→ **Exercise description**: Return the material word for word. Do not include pictures.

→ **Dataset section**:
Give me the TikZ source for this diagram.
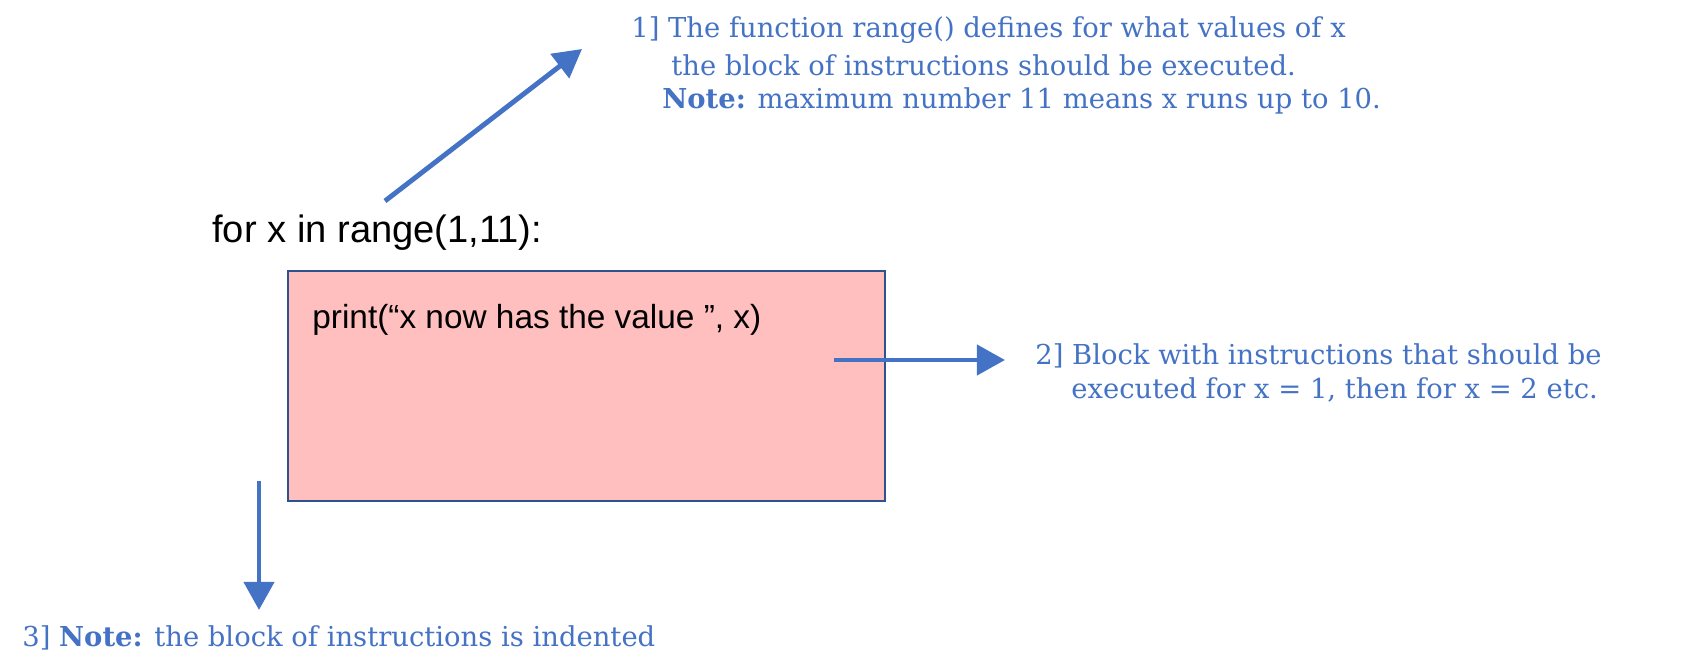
\documentclass[tikz,border=0pt]{standalone}
\usepackage{fontspec}
\setmainfont{DejaVu Serif}
\newfontfamily\arialfont{Liberation Sans}
\usetikzlibrary{arrows.meta}
\usepackage{xcolor}
\definecolor{noteblue}{HTML}{4472C4}
\definecolor{boxpink}{HTML}{FFBFBF}
\definecolor{boxline}{HTML}{2F528F}

\begin{document}
\begin{tikzpicture} [x=0.02cm, y=-0.02cm] %for loop with notes
\tikzset{note/.style={anchor=west, inner sep=0pt, text=noteblue, font=\fontsize{15.6}{18}\selectfont},
	code/.style={anchor=west, inner sep=0pt, font=\arialfont\fontsize{21.7}{24}\selectfont},
	pointer/.style={draw=noteblue, line width=2.8pt, -{Triangle[length=16pt, width=17pt]}}}
\useasboundingbox (0,0) rectangle (1691,672);

	%loop header and the indented block
\node [code] (header) at (212,233) {for x in range(1,11):};
\node [draw=boxline, fill=boxpink, line width=0.8pt, minimum width=11.94cm, minimum height=4.6cm] (block) at (586.5,386) {};
\node [code, font=\arialfont\fontsize{19}{22}\selectfont] (print) at (312,320) {print(“x now has the value ”, x)};

	%coordinates for the free ends of the arrows
\coordinate (tail1) at (385,201);
\coordinate (head1) at (582,49);
\coordinate (tail2) at (834,360);
\coordinate (head2) at (1005,360);
\coordinate (tail3) at (259,481);
\coordinate (head3) at (259,610);

	%notes
\node [note] (note1a) at (631,30) {1] The function range() defines for what values of x};
\node [note] (note1b) at (671,65) {the block of instructions should be executed.};
\node [note] (note1c) at (662,101) {\textbf{Note:} maximum number 11 means x runs up to 10.};
\node [note] (note2a) at (1035,356) {2] Block with instructions that should be};
\node [note] (note2b) at (1071,390) {executed for x = 1, then for x = 2 etc.};
\node [note] (note3) at (22,638) {3] \textbf{Note:} the block of instructions is indented};

\draw [pointer] (tail1) -- (head1);
\draw [pointer] (tail2) -- (head2);
\draw [pointer] (tail3) -- (head3);

\end{tikzpicture}
\end{document}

→ **Worked answer**:
Give me the TikZ source for this diagram.
\documentclass[tikz,border=0pt]{standalone}
\usepackage{fontspec}
\setmainfont{DejaVu Serif}
\newfontfamily\arialfont{Liberation Sans}
\usetikzlibrary{arrows.meta}
\usepackage{xcolor}
\definecolor{noteblue}{HTML}{4472C4}
\definecolor{boxpink}{HTML}{FFBFBF}
\definecolor{boxline}{HTML}{2F528F}

\begin{document}
\begin{tikzpicture} [x=0.02cm, y=-0.02cm] %for loop with notes
\tikzset{note/.style={anchor=west, inner sep=0pt, text=noteblue, font=\fontsize{15.6}{18}\selectfont},
	code/.style={anchor=west, inner sep=0pt, font=\arialfont\fontsize{21.7}{24}\selectfont},
	pointer/.style={draw=noteblue, line width=2.8pt, -{Triangle[length=16pt, width=17pt]}}}
\useasboundingbox (0,0) rectangle (1691,672);

	%loop header and the indented block
\node [code] (header) at (212,233) {for x in range(1,11):};
\node [draw=boxline, fill=boxpink, line width=0.8pt, minimum width=11.94cm, minimum height=4.6cm] (block) at (586.5,386) {};
\node [code, font=\arialfont\fontsize{19}{22}\selectfont] (print) at (312,320) {print(“x now has the value ”, x)};

	%coordinates for the free ends of the arrows
\coordinate (tail1) at (385,201);
\coordinate (head1) at (582,49);
\coordinate (tail2) at (834,360);
\coordinate (head2) at (1005,360);
\coordinate (tail3) at (259,481);
\coordinate (head3) at (259,610);

	%notes
\node [note] (note1a) at (631,30) {1] The function range() defines for what values of x};
\node [note] (note1b) at (671,65) {the block of instructions should be executed.};
\node [note] (note1c) at (662,101) {\textbf{Note:} maximum number 11 means x runs up to 10.};
\node [note] (note2a) at (1035,356) {2] Block with instructions that should be};
\node [note] (note2b) at (1071,390) {executed for x = 1, then for x = 2 etc.};
\node [note] (note3) at (22,638) {3] \textbf{Note:} the block of instructions is indented};

\draw [pointer] (tail1) -- (head1);
\draw [pointer] (tail2) -- (head2);
\draw [pointer] (tail3) -- (head3);

\end{tikzpicture}
\end{document}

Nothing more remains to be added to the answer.